Di Munchen, Inter menunggu salah satu di antara PSG dan Arsenal. Kedua tim belum pernah menggamit trofi Liga Champions, tapi PSG telah berpengalaman melakoni final di musim 2019/2020. Adapun Arsenal sempat hampir juara di musim 2005/2006, namun asa itu digergaji Barcelona yang kala itu diarsiteki Frank Rijkard.
Jika sepak bola menyerang yang jadi pujaan, Barcelona mestilah jawara. Tapi pemenang ditentukan di lapangan. Barca telah masuk kotak. Kini Inter berada di garis paling ideal untuk menjemput trofi Liga Champions. Limabelas tahun lalu Inter juara ketika sanggup melukai Barcelona di semifinal. Di musim 2009/2010 laga puncak mempertemukan Inter kontra Bayern Munchen. Jose Mourinho sukses mengantar Inter jadi kampiun dan treble winner. Akankah musim ini bakal terulang? Treble winner sudah tak mungkin. Kans tersisa tinggal Liga Champions dan Serie A.

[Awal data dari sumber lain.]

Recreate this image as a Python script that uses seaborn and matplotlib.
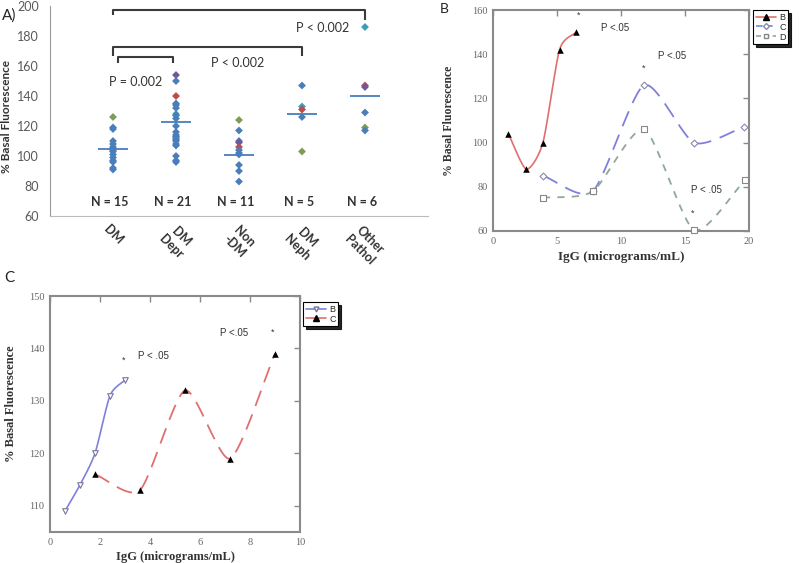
import numpy as np
import pandas as pd
import matplotlib
matplotlib.use("Agg")
import matplotlib.pyplot as plt
import seaborn as sns
from matplotlib.lines import Line2D

# ---------------- panel A data ----------------
groups = ["DM", "DM\nDepr", "Non\n-DM", "DM\nNeph", "Other\nPathol"]
dm_vals = [126, 119, 118, 110, 108, 106, 105, 104, 103, 101, 99, 97, 96, 92, 91]
dm_depr_vals = [154, 150, 140, 135, 134, 132, 128, 127, 125, 120, 116,
                114, 113, 112, 111, 110, 108, 107, 100, 97, 96]
non_dm_vals = [124, 117, 110, 109, 106, 104, 102, 101, 94, 90, 83]
dm_neph_vals = [147, 133, 131, 126, 103]
other_vals = [186, 147, 146, 129, 119, 117]
group_means = [105, 123, 101, 128, 140]
n_labels = ["N = 15", "N = 21", "N = 11", "N = 5", "N = 6"]

# ---------------- panel B data ----------------
b_x = [1.2, 2.6, 3.9, 5.2, 6.5]
b_y = [104, 88, 100, 142, 150]
c_x = [3.9, 7.8, 11.8, 15.7, 19.6]
c_y = [85, 78, 126, 100, 107]
d_x = [3.9, 7.8, 11.8, 15.7, 19.7]
d_y = [75, 78, 106, 60.5, 83]

# ---------------- panel C data ----------------
cb_x = [0.6, 1.2, 1.8, 2.4, 3.0]
cb_y = [109, 114, 120, 131, 134]
cc_x = [1.8, 3.6, 5.4, 7.2, 9.0]
cc_y = [116, 113, 132, 119, 139]

# excel-ish point colours in panel A
BLUE, RED, GREEN, PURPLE, TEAL = "#4a7ebb", "#be4b48", "#7f9c55", "#6f5a95", "#3d9fb5"
tone_of = {("DM", 126): "g",
           ("DM\nDepr", 154): "p", ("DM\nDepr", 140): "r", ("DM\nDepr", 128): "t",
           ("Non\n-DM", 124): "g", ("Non\n-DM", 109): "p", ("Non\n-DM", 106): "r",
           ("DM\nNeph", 133): "t", ("DM\nNeph", 131): "r", ("DM\nNeph", 103): "g",
           ("Other\nPathol", 186): "t", ("Other\nPathol", 147): "r",
           ("Other\nPathol", 146): "p", ("Other\nPathol", 119): "g"}
palette = {"b": BLUE, "r": RED, "g": GREEN, "p": PURPLE, "t": TEAL}


def smooth(x, y, n=30, s=0.35):
    # cardinal spline through the points (smoothed line look)
    p = np.column_stack([x, y]).astype(float)
    p = np.vstack([2 * p[0] - p[1], p, 2 * p[-1] - p[-2]])
    t = np.linspace(0, 1, n)[:, None]
    h00 = 2 * t ** 3 - 3 * t ** 2 + 1
    h10 = t ** 3 - 2 * t ** 2 + t
    h01 = -2 * t ** 3 + 3 * t ** 2
    h11 = t ** 3 - t ** 2
    out = []
    for i in range(1, len(p) - 2):
        m1 = s * (p[i + 1] - p[i - 1])
        m2 = s * (p[i + 2] - p[i])
        out.append(h00 * p[i] + h10 * m1 + h01 * p[i + 1] + h11 * m2)
    c = np.vstack(out)
    return c[:, 0], c[:, 1]


sns.set_style("white")
plt.rcParams["font.family"] = ["Lato", "DejaVu Sans"]

fig = plt.figure(figsize=(8, 5.63), dpi=100)
W, H = 800, 563


def box(l, t, r, b):
    return [l / W, 1 - b / H, (r - l) / W, (b - t) / H]


# ================= panel A =================
axA = fig.add_axes(box(50, 6, 428, 216))
rows = []
for g, vals in zip(groups, [dm_vals, dm_depr_vals, non_dm_vals, dm_neph_vals, other_vals]):
    for v in vals:
        rows.append({"group": g, "value": v, "tone": tone_of.get((g, v), "b")})
dfA = pd.DataFrame(rows)
sns.stripplot(data=dfA, x="group", y="value", hue="tone", order=groups,
              palette=palette, jitter=False, marker="D", size=4, linewidth=0,
              legend=False, ax=axA, zorder=3)
pos = np.arange(len(groups))
axA.hlines(group_means, pos - 0.24, pos + 0.24, color=BLUE, lw=1.3, zorder=2)

axA.set_xlim(-1, 5)
axA.set_ylim(60, 200)
axA.set_yticks(range(60, 201, 20))
axA.set_xticks(pos)
axA.set_xticklabels(groups, rotation=-45, ha="center", va="top",
                    fontsize=9, fontweight="bold", color="#333333")
axA.tick_params(axis="x", length=0, pad=5)
axA.tick_params(axis="y", labelsize=9, labelcolor="#595959", length=4,
                color="#999999", pad=4)
axA.set_xlabel("")
axA.set_ylabel("% Basal Fluorescence", fontsize=8.5, fontweight="bold", color="#333333")
axA.yaxis.set_label_coords(-0.1, 0.476)
for s in ["top", "right"]:
    axA.spines[s].set_visible(False)
axA.spines["left"].set_color("#999999")
axA.spines["bottom"].set_color("#bbbbbb")

for i, t in enumerate(n_labels):
    axA.text(i - 0.05, 69, t, ha="center", va="center", fontsize=9,
             fontweight="bold", color="#333333")

bk = dict(color="#3a3a3a", lw=1.5, solid_capstyle="butt")
axA.plot([0, 0, 4, 4], [194, 197.3, 197.3, 190.7], **bk)
axA.plot([0, 0, 3, 3], [167, 172.7, 172.7, 167], **bk)
axA.plot([0.08, 0.08, 0.95, 0.95], [162, 166, 166, 162], **bk)
axA.text(0.36, 149, "P = 0.002", ha="center", va="center", fontsize=9, color="#333333")
axA.text(1.98, 162, "P < 0.002", ha="center", va="center", fontsize=9, color="#333333")
axA.text(3.33, 185, "P < 0.002", ha="center", va="center", fontsize=9, color="#333333")

# ================= panels B and C (serif style) =================
SERIF = ["Liberation Serif", "DejaVu Serif"]
SANS = ["Liberation Sans", "DejaVu Sans"]


def style_plot(ax):
    for s in ax.spines.values():
        s.set_color("#8a8a8a")
        s.set_linewidth(1.5)
    ax.tick_params(direction="in", top=True, right=True, length=4, width=1,
                   color="#8a8a8a", labelsize=7.5, labelcolor="#666666", pad=4)
    for lab in ax.get_xticklabels() + ax.get_yticklabels():
        lab.set_family(SERIF)


RED_L = "#e07070"
BLUE_L = "#8080dc"
GREY_L = "#8fa89a"

axB = fig.add_axes(box(493, 10, 749, 231))
sx, sy = smooth(b_x, b_y)
sns.lineplot(x=sx, y=sy, sort=False, estimator=None, color=RED_L, lw=1.2, ax=axB)
sx, sy = smooth(c_x, c_y)
sns.lineplot(x=sx, y=sy, sort=False, estimator=None, color=BLUE_L, lw=1.3,
             linestyle=(0, (9, 5)), ax=axB)
sx, sy = smooth(d_x, d_y)
sns.lineplot(x=sx, y=sy, sort=False, estimator=None, color=GREY_L, lw=1.3,
             linestyle=(0, (4, 4)), ax=axB)
sns.scatterplot(x=b_x, y=b_y, marker="^", color="black", s=22, linewidth=0,
                ax=axB, zorder=4, clip_on=False)
sns.scatterplot(x=c_x, y=c_y, marker="D", facecolor="white", edgecolor="#8888aa",
                s=12, linewidth=0.8, ax=axB, zorder=4, clip_on=False)
sns.scatterplot(x=d_x, y=d_y, marker="s", facecolor="white", edgecolor="#888888",
                s=14, linewidth=0.8, ax=axB, zorder=4, clip_on=False)
axB.set_xlim(0, 20)
axB.set_ylim(60, 160)
axB.set_xticks(range(0, 21, 5))
axB.set_yticks(range(60, 161, 20))
style_plot(axB)
axB.set_xlabel("IgG (micrograms/mL)", family=SERIF, fontsize=9.5, fontweight="bold",
               color="#333333", labelpad=4)
axB.set_ylabel("% Basal Fluorescence", family=SERIF, fontsize=8.5, fontweight="bold",
               color="#333333")
axB.yaxis.set_label_coords(-0.15, 0.5)
for x, y, t in [(6.7, 157.7, "*"), (11.8, 133.6, "*"), (15.6, 68, "*")]:
    axB.text(x, y, t, ha="center", va="center", fontsize=6.5, family=SANS, color="#333333")
for x, y in [(8.4, 152), (12.9, 139), (15.5, 78.6)]:
    axB.text(x, y, "P <.05" if y > 100 else "P < .05", ha="left", va="center",
             fontsize=7, family=SANS, color="#333333")

leg_kw = dict(loc="upper left", frameon=True, fancybox=False,
              shadow={"color": "black", "alpha": 0.85}, edgecolor="black",
              prop={"family": SANS, "size": 6.5}, handlelength=2.3,
              borderpad=0.3, labelspacing=0.1, handletextpad=0.3,
              borderaxespad=0)

hB = [Line2D([], [], color=RED_L, lw=1.2, marker="^", ms=4, mfc="black", mec="black"),
      Line2D([], [], color=BLUE_L, lw=1.2, ls=(0, (4, 2)), marker="D", ms=3,
             mfc="white", mec="#8888aa"),
      Line2D([], [], color=GREY_L, lw=1.2, ls=(0, (3, 2)), marker="s", ms=3,
             mfc="white", mec="#888888")]
legB = fig.legend(hB, ["B", "C", "D"], bbox_to_anchor=(753 / W, 1 - 10 / H), **leg_kw)
legB.get_frame().set_linewidth(0.8)

# ================= panel C =================
axC = fig.add_axes(box(50, 296, 300, 532))
sx, sy = smooth(cb_x, cb_y)
sns.lineplot(x=sx, y=sy, sort=False, estimator=None, color=BLUE_L, lw=1.2, ax=axC)
sx, sy = smooth(cc_x, cc_y)
sns.lineplot(x=sx, y=sy, sort=False, estimator=None, color=RED_L, lw=1.3,
             linestyle=(0, (9, 5)), ax=axC)
sns.scatterplot(x=cb_x, y=cb_y, marker="v", facecolor="white", edgecolor="#777799",
                s=16, linewidth=0.8, ax=axC, zorder=4)
sns.scatterplot(x=cc_x, y=cc_y, marker="^", color="black", s=22, linewidth=0,
                ax=axC, zorder=4)
axC.set_xlim(0, 10)
axC.set_ylim(105, 150)
axC.set_xticks(range(0, 11, 2))
axC.set_yticks(range(110, 151, 10))
style_plot(axC)
axC.set_xlabel("IgG (micrograms/mL)", family=SERIF, fontsize=9, fontweight="bold",
               color="#333333", labelpad=3)
axC.set_ylabel("% Basal Fluorescence", family=SERIF, fontsize=9, fontweight="bold",
               color="#333333")
axC.yaxis.set_label_coords(-0.13, 0.542)
for x, y in [(2.96, 137.7), (8.9, 143)]:
    axC.text(x, y, "*", ha="center", va="center", fontsize=6.5, family=SANS, color="#333333")
axC.text(3.5, 138.5, "P < .05", ha="left", va="center", fontsize=7, family=SANS, color="#333333")
axC.text(6.8, 143, "P <.05", ha="left", va="center", fontsize=7, family=SANS, color="#333333")

hC = [Line2D([], [], color=BLUE_L, lw=1.2, marker="v", ms=3.5, mfc="white", mec="#777799"),
      Line2D([], [], color=RED_L, lw=1.2, marker="^", ms=4, mfc="black", mec="black")]
legC = fig.legend(hC, ["B", "C"], bbox_to_anchor=(303 / W, 1 - 302 / H), **leg_kw)
legC.get_frame().set_linewidth(0.8)

# panel letters
fig.text(2 / W, 1 - 16 / H, "A)", fontsize=11, va="center", ha="left", color="#222222")
fig.text(440 / W, 1 - 9 / H, "B", fontsize=10, va="center", ha="left", color="#222222")
fig.text(4 / W, 1 - 278 / H, "C", fontsize=11, va="center", ha="left", color="#222222")

fig.savefig("out.png", dpi=100)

Saya teringat awal milenium. Di musim 1999/2000 dan 2000/2001 klub dari Spanyol, Valencia tetiba merampas perhatian pecinta bola. Klub ini tak punya tradisi di Liga Champions. Semua tertahan pada klub yang diracik Hector Cuper itu lantaran melesat ke babak puncak. Di tahun 2000, ia menantang sesama klub Spanyol, Real Madrid di final. Musim berikut Valencia sekali lagi masuk final. Kali itu bertemu Bayern Munchen.
Dan hasilnya adalah...?
Cuper yang berpaspor Argentina gagal. Dua kali final, dua kali pula merana. Itulah nasib Cuper. Di Liga Champions ada mitos bahwa klub yang belum pernah masuk final, tidak pernah langsung jawara di kesempatan pertama. Pada kasus Valencis dan Cuper, mitos itu menjadi kutukan: Di kesempatan kedua, musim 2000/2001, Valencia pun tak mampu jadi kampiun setelah menyerah via adu penalti kontra Munchen.
Pada 2009, Chelsea juga gagal juara di kesempatan pertama. Begitu pula PSG di tahun 2020. Setahun kemudian mitos itu makan korban lagi: Manchester City.
Chelsea baru jawara di kans kedua, musim 2011/2012. Begitu pula City jadi raja Eropa di final keduanya, musim 2022/2023.
Jika mampu menyingkirkan Arsenal di Paris, malam nanti, PSG memiliki kesempatan kedua untuk juara. Begitu juga dengan Arsenal. Bila ikut cerita manis Chelsea dan City, PSG atau Arsenal bisa menjemput trofi musim ini. Namun, jika PSG atau Arsenal digandoli kutukan Valencia, dua klub ini bakal tetap nomor dua di Eropa. Gagal juara.
Sebagai klub Inter Milan sudah terlatih. Di era Liga Champions, Inter pernah juara. Cuma harus dicamkan ada "cerita pahit" ala Juventus. Pernah jawara musim 1995/1996 dan setelah itu berulang kali (lima kali di era UCL) masuk final dengan rekor kalah lagi dan kalah terus. Nah cerita muram ini dapat saja menimpa Inter: Masuk final dua kali dalam tiga musim dan kalah.
Satu lagi: Ini final kedua Simone Inzaghi sebagai pelatih. Dia belum tentu lepas dari kutukan, seperti yang menimpa Hector Cuper atau pelatih Juventus, Massimiliano Allegri yang kalah terus di dua final, 2014/2015 dan 2016/2017.
Adik dari Filippo Inzaghi itu masih punya satu kans lagi: Menyamai prestasi Thomas Tuchel jadi pelatih yang meraih trofi Liga Champions di kesempatan kedua. Tuchel mengantar PSG ke final 2019/2020 dan baru mengoleksi trofi UCL setelah disunting Chelsea musim 2020/2021.
Ini Liga Champions, segala sesuatu tidak kelar di hal-hal teknis. Inzaghi pun harus mematahkan satu mitos terakhir: Allianz Arena adalah stadion yang ramah dengan underdog dan melahirkan juara baru. Di stadion itu pula, tahun 2012 silam Chelsea menggasak Bayern Munchen via adu penalti untuk merebut trofi pertama Liga Champions.
Mungkinkah hal itu bakal terulang? Sejak tahun 2000, saya sering tergoda membela tim-tim kejutan, klub yang diremehkan dan belum pernah jawara. Di musim ini, Real Madrid telah disikut Arsenal. Liverpool juga dirontokkan PSG. Kini klub yang belum pernah juara Liga Champions berpeluang besar menorehkan namanya di pucuk kompetisi tertinggi Eropa.
Kalau boleh memilih saya lebih ingin melihat juara baru musim ini. Kalau tidak, saya ikhlas bila terpaksa Inter Milan yang jadi raja Eropa musim ini. Sebab sang hegemon, yakni Real Madrid, tak ada lagi di final. Saya kelewat cemas dengan dominasi--sesuatu bikin sepak bola tak berkembang dan dikuasai klub yang itu-itu saja. Bosan dan membosankan.